What Foerster found fascinating about ALEXA is the workflow. "The footage lands in post the same day, ready for the visual effects people to check the greenscreens and start compositing," she says. "There was a debate at the beginning about bluescreen vs. greenscreen, but I think a greenscreen environment, though it isn't pleasant to work with, was the better choice with ALEXA."


"ARRI really did their homework with ALEXA," says Canadian-based cinematographer Tim Dashwood, admittedly one of the early "trimmed down D-21" scoffers. "They obviously listened to input from camera operators, ACs and DPs. Everything about it seems familiar the first time you touch
it. On the outside, ALEXA feels like a solid workhouse that doesn't have to be treated with kid gloves. It balances on the shoulder the way you would expect any ARRI camera to.

"You don't have to be a computer genius or specially trained AC to get it up and running. This is highly appreciated, since the firmware on competing camera systems seems to be updated every few weeks. The ALEXA menu system makes sense, has a simple dial that can be operated in all weather conditions and uses film stock terminology we can all understand. The most talked about feature is the sensitivity, low noise and wide latitude of the sensor, which is absolutely mind-blowing. However, I think the most significant feature for TV and film production is the onboard ability to record directly into Apple's ProRes codec for immediate dailies and editing in Final Cut Studio—no sensitive hard drives, no time to ingest and no tethered decks."
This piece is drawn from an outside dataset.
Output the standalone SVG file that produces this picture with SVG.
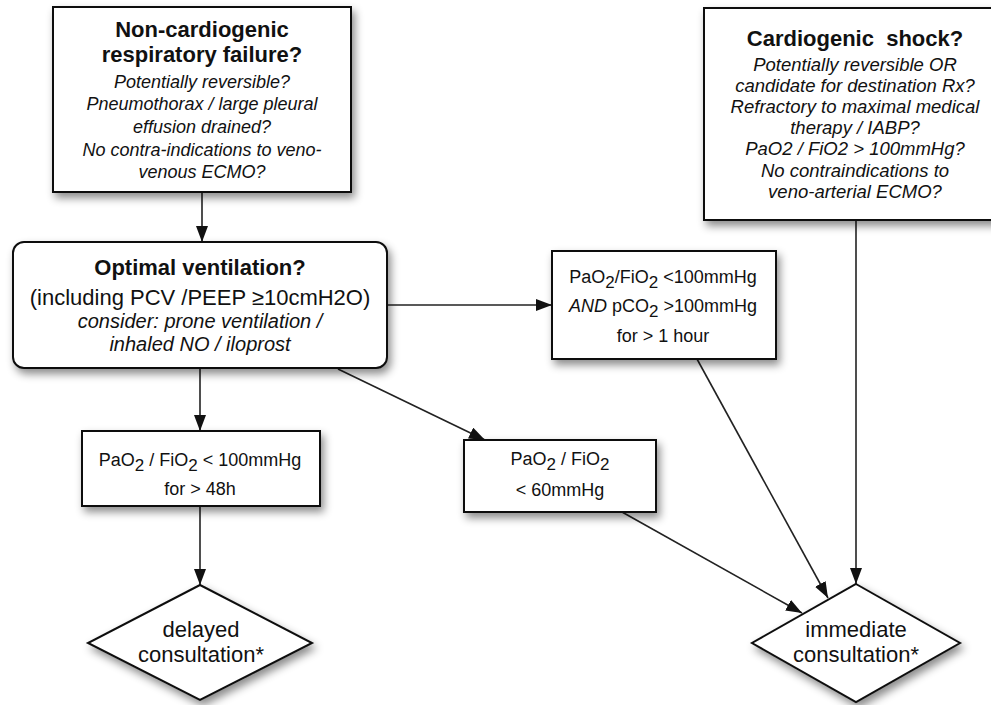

Adds Dashwood, "The option of the ARRIRAW workflow [instead of ProRes] will give even more wiggle room to grade the image in DI. Also, the PL mount can be replaced with Panavision or SLR mounts. The HD viewfinder is very good, but I'm looking forward to working with the more advanced model with an optical viewfinder."

Dashwood was sold on the camera, and when he found out two ALEXA bodies would be available on the same day, he jumped on the idea of shooting a test for 3D capabilities, noise and latitude. "I decided to do something to keep the attention of a producer and director who would be evaluating the shots," he says. "I phoned an artist I had shot a few music videos for in the past, and she agreed to sing one of her new songs for us as we performed one long take as she walked from one set to another. We were able to go from very low-light, 1-watt bulbs on a Christmas tree to daylight outside without changing the exposure. I used an ISO of 320, T2.8 on a 18mm Zeiss Master Prime, and a 180º shutter in LogC mode. It was amazing how the sensor was able to handle the extreme latitude and allow me to key green leaves from a greenscreen on 10-bit ProRes 422 [HQ] clips."

Cinematographer Tim Dashwood shot a 3D music video with two ALEXA bodies. According to Dashwood, the ALEXA's most significant feature is the onboard ability to record directly into Apple's ProRes codec for immediate dailies and editing in Final Cut Studio.